For which you accused me of only looking at statutory rates and not effective rates.I think you owe another appology. 

No, I absolutely don't. 

 

Your article is titled:

"3 HUGE Economic Misceonceptions from Election Season"

Emphasis mine. 

 

Your first bullet point reads:

"Lower Taxes Lead to Economic Growth."

Hence, your article makes an explicit case that there's no evidence that lower taxes lead to higher economic growth.  Your case is made by citing a lack of evidence between nominal tax rates and GDP growth. 

 

You allude to effective tax rates at the end, almost as an afterthought.  But even that misses the point. A narrow tax on cigarette and alcohol sales is different than an expensive tax that hits all income.
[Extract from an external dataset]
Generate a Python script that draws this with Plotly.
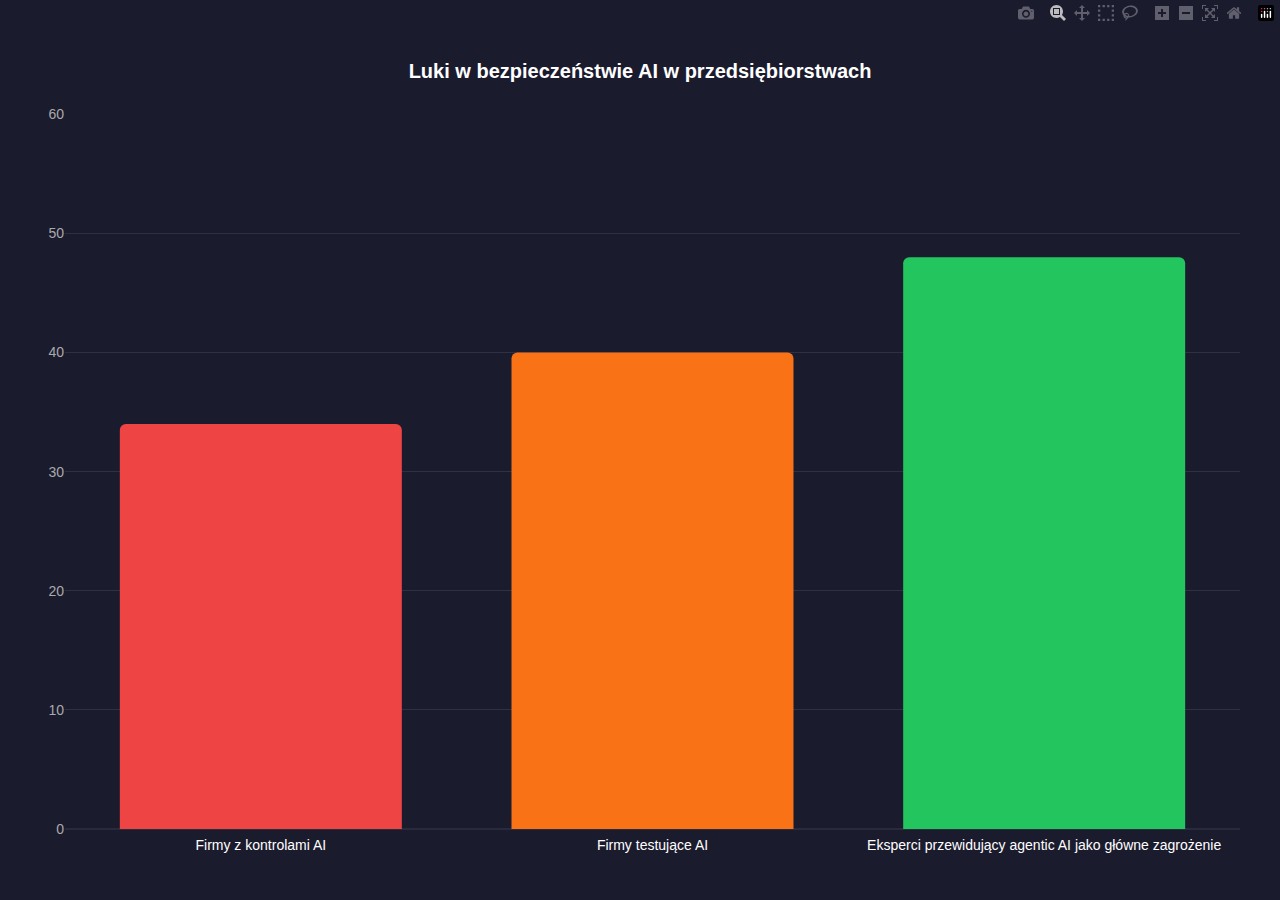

And you still ignore any sort of realistic measure of "tax burden" and how that might impact economic growth.

So basically, you make a dramatic declaration that taxes don't impact growth, based on data that you yourself admit couldn't possibly measure that.  You then suggest that there might be other data (effective tax rates) that is more meaningful.  But if that's the case, why even bother writing an article about the great "economic myth" that "low taxes result in higher growth"? 

At best, you're being extremely misleading here and using a sensationalistic argument to drum up page views. At worse, your argument is lazy and demonstrably inaccurate.